说起面条,最是平常不过了,一年四季,一日三餐,总会在某个时候悄无声息地邂逅,满足你的口腹之欲。前段时间关注过一位名叫乌拉拉的吃播,他就特别喜欢吃面条,一碗面拌匀后,一两口就能吃完,嚼得差不多的时候再来上一颗大蒜,隔着屏幕都能感受到满口喷香。跟着他的镜头打卡全国各地的面条,臊子面、热干面、油泼面、阳春面、炸酱面……实在是视觉盛宴,视觉又刺激着其他感官,看他吃就约等于我也吃过了。
南北饮食差异历来已久,这是受气候、水文、地势地貌等自然环境因素造成的。
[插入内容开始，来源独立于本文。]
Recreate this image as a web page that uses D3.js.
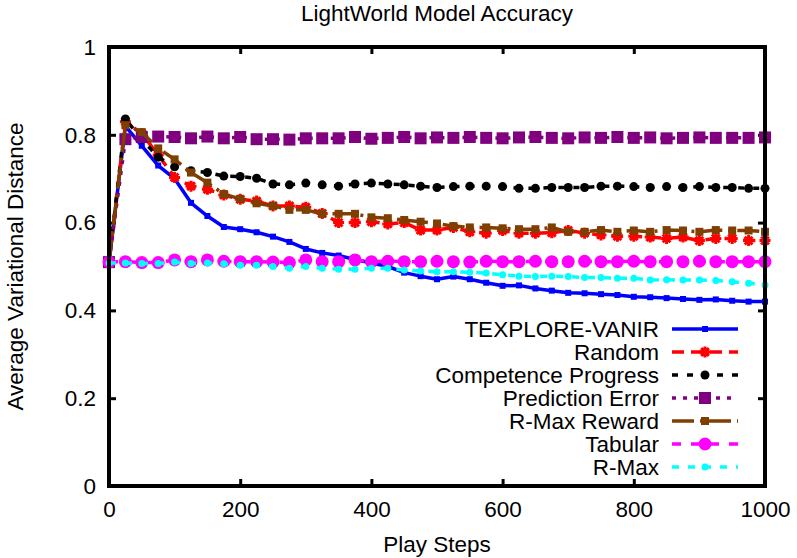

在这种大背景下,对一个南方人而言,面食在生活中的存在感是很低的。我出生在重庆,在云南上大学,现在又回重庆工作,纵观所过之处皆不是典型的面条胜地,虽都有全国连锁的门店,但难保正宗。就是在这种环境下,我依然喜欢上了面条。
小时候,家里很少吃面条,就如同何不食肉糜一样,是因为米饭都不够吃,煮饭时会在锅底放上红薯,上面才是一层薄薄的大米,大人吃红薯,孩子吃米饭。一家人就小几亩地,邻里间会因地垄的偏移起纠纷,粮食产量也远没有现在高,每年还得“上粮”,收入更是单一。想要吃上面条,就意味着需要付出额外的费用。随着社会的发展,生活水平也逐渐提高,面条开始走上餐桌。那个时候的面条只有挂面,我妈的做法很简单,只放猪油和盐,“干耸耸”的一碗,对于小孩子而言,不是很友好,甚至有点反感面条。相比起面条,那时候更喜欢吃抄手,也有地方叫包面,皮儿薄、馅儿嫩、底料足,最主要是有肉可吃,抄手承载了我儿时对美食的期许和厚爱。
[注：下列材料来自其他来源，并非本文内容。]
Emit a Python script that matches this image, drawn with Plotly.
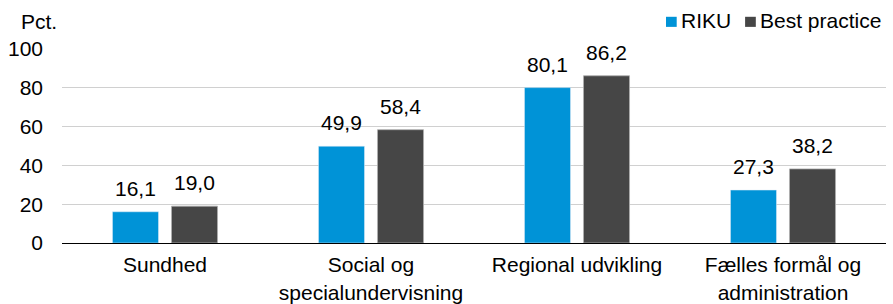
import plotly.graph_objects as go

categories = ["Sundhed", "Social og<br>specialundervisning", "Regional udvikling", "Fælles formål og<br>administration"]
riku = [16.1, 49.9, 80.1, 27.3]
best = [19.0, 58.4, 86.2, 38.2]
series_names = ["RIKU", "Best practice"]
y_ticks = [0, 20, 40, 60, 80, 100]

BLUE = "#0093D7"
GRAY = "#464646"
FONT = "Liberation Sans, Arial, sans-serif"
FS = 21

fig = go.Figure()
fig.add_trace(go.Bar(x=categories, y=riku, name=series_names[0], marker_color=BLUE, showlegend=False))
fig.add_trace(go.Bar(x=categories, y=best, name=series_names[1], marker_color=GRAY,
                     marker_line=dict(color="#B0B0B0", width=0.8), showlegend=False))

# data labels
slot = 29.5
for vals, shift in ((riku, -slot), (best, slot)):
    for c, v in zip(categories, vals):
        fig.add_annotation(x=c, y=v, xref="x", yref="y", text=f"{v:.1f}".replace(".", ","),
                           showarrow=False, yanchor="bottom", xanchor="center",
                           xshift=shift, yshift=10, font=dict(family=FONT, size=FS, color="#000"))

# custom legend
fig.add_shape(type="rect", xref="paper", yref="paper", x0=0.733, x1=0.746, y0=1.114, y1=1.166,
              fillcolor=BLUE, line_width=0)
fig.add_annotation(xref="paper", yref="paper", x=0.749, y=1.147, text=series_names[0], showarrow=False,
                   xanchor="left", yanchor="middle", font=dict(family=FONT, size=FS, color="#000"))
fig.add_shape(type="rect", xref="paper", yref="paper", x0=0.829, x1=0.842, y0=1.114, y1=1.166,
              fillcolor=GRAY, line_width=0)
fig.add_annotation(xref="paper", yref="paper", x=0.845, y=1.147, text=series_names[1], showarrow=False,
                   xanchor="left", yanchor="middle", font=dict(family=FONT, size=FS, color="#000"))

# axis title
fig.add_annotation(xref="paper", yref="paper", x=0, xshift=-43, y=1.14, text="Pct.", showarrow=False,
                   xanchor="left", yanchor="middle", font=dict(family=FONT, size=FS, color="#000"))

fig.update_layout(
    width=893, height=304,
    margin=dict(l=62, r=7, t=49, b=61),
    paper_bgcolor="white", plot_bgcolor="white",
    barmode="group", bargap=0.427, bargroupgap=0.22,
    font=dict(family=FONT, size=FS, color="#000"),
    showlegend=False,
)
fig.update_xaxes(showline=True, linecolor="#000", linewidth=1.3, ticks="", showgrid=False,
                 automargin=False,
                 tickfont=dict(family=FONT, size=FS, color="#000"), ticklabelstandoff=3)
fig.update_yaxes(range=[0, 100], tickvals=y_ticks, showgrid=True, gridcolor="#D0D0D0", gridwidth=1,
                 automargin=False,
                 zeroline=False, showline=False, ticks="", ticklabelstandoff=18,
                 tickfont=dict(family=FONT, size=FS, color="#000"))

fig.write_html("out.html", config={"displayModeBar": False},
               post_script="document.body.style.margin='0';document.body.style.overflow='hidden';")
面条开始征服我的味蕾是在去云南之后。对我而言,云南的面条其实排不上号的,它是托了米线跟饵丝的福。先说大名鼎鼎的过桥米线,一口相当于汤盆的大碗,盛上滚烫的高汤,依次将各类生鲜食材逐一放入碗中,此时既是碗也是锅,最后放入米线即可,讲究的就是一个鲜,价格从十几元到上百元不等,主要体现在用料配菜的多寡,一般一二十元的就能体会到过桥米线的别致了。可我尤爱小锅米线,一口小锅煮一碗,也是依次下入各种食材,跟过桥米线追求极致的鲜不同,小锅米线会格外加入特质的酱料,口感就有了层次感。饵丝的做法也是十分丰富,常见的炒、煮、蒸皆可,我最喜爱的就是蒸饵丝,饵丝出笼后,加入各类配菜,豆芽必不可少,饵丝的粘性跟豆芽的脆性相得益彰,一口下去尽是碳水的满足感。高校附近的餐饮店,只要味道上乘,绝对是一碗难求,当抢不到米线跟饵丝的时候,面条就成了退而求其次的选择,最后竟发现小锅面条和蒸面条味道极好,从此便一发不可收拾。
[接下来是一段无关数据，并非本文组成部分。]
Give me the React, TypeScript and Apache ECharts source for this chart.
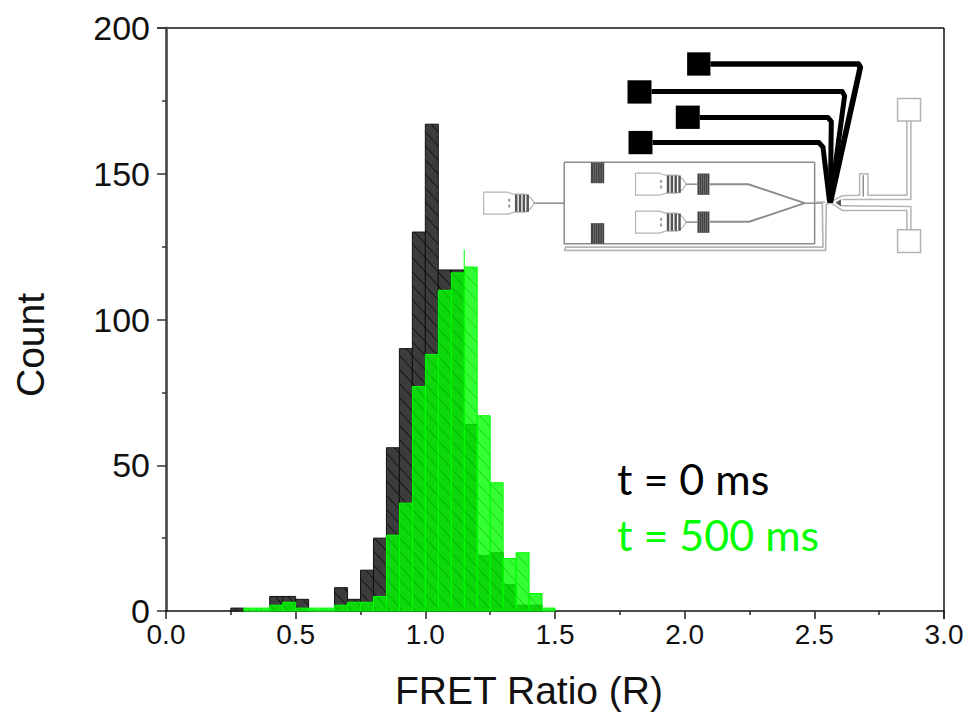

大学毕业后,我在昆明银行上班那段时间,日子捉襟见肘,早晚餐自然不能在外解决,最简单省钱的做法就是自己煮面条。一把十来元的挂面,几块钱的小蔬菜,就能吃一两个星期,偶尔犒劳一下自己,买一份十来元的梅菜扣肉,这可是好东西,直接煮一碗清水面,将梅菜扣肉搞进去就可以,其余什么都不用放,咸味、油腥味就都有了。味道简单,却百吃不厌。后来回到重庆工作,早晚餐倒是实现了餐饮自由,但我依旧喜欢一个人煮面条的感觉,梅菜扣肉不好买,我就以涪陵榨菜和老干妈代替,不过事实证明,还是得有肉才好吃。
遇到夫人后,我们一起解锁了伴面这个菜系。选取不易变软的面条,水煮后要有一定硬度,类似碱面的效果最佳,不过碱面不宜多吃。面条备好后,再单炒小菜,万物皆可炒,菜无定式,喜欢什么配菜都可以加进去,我们时常做的有各类肉丝、番茄鸡蛋、豆角炒肉等,最后将面条和小菜拌在一起,一道操作简单、色彩鲜艳、营养丰富的拌面就大功告成。这便是面条最大的魅力吧,自身平淡无奇,质朴无华,却能兼容万物,最终自然大放异彩。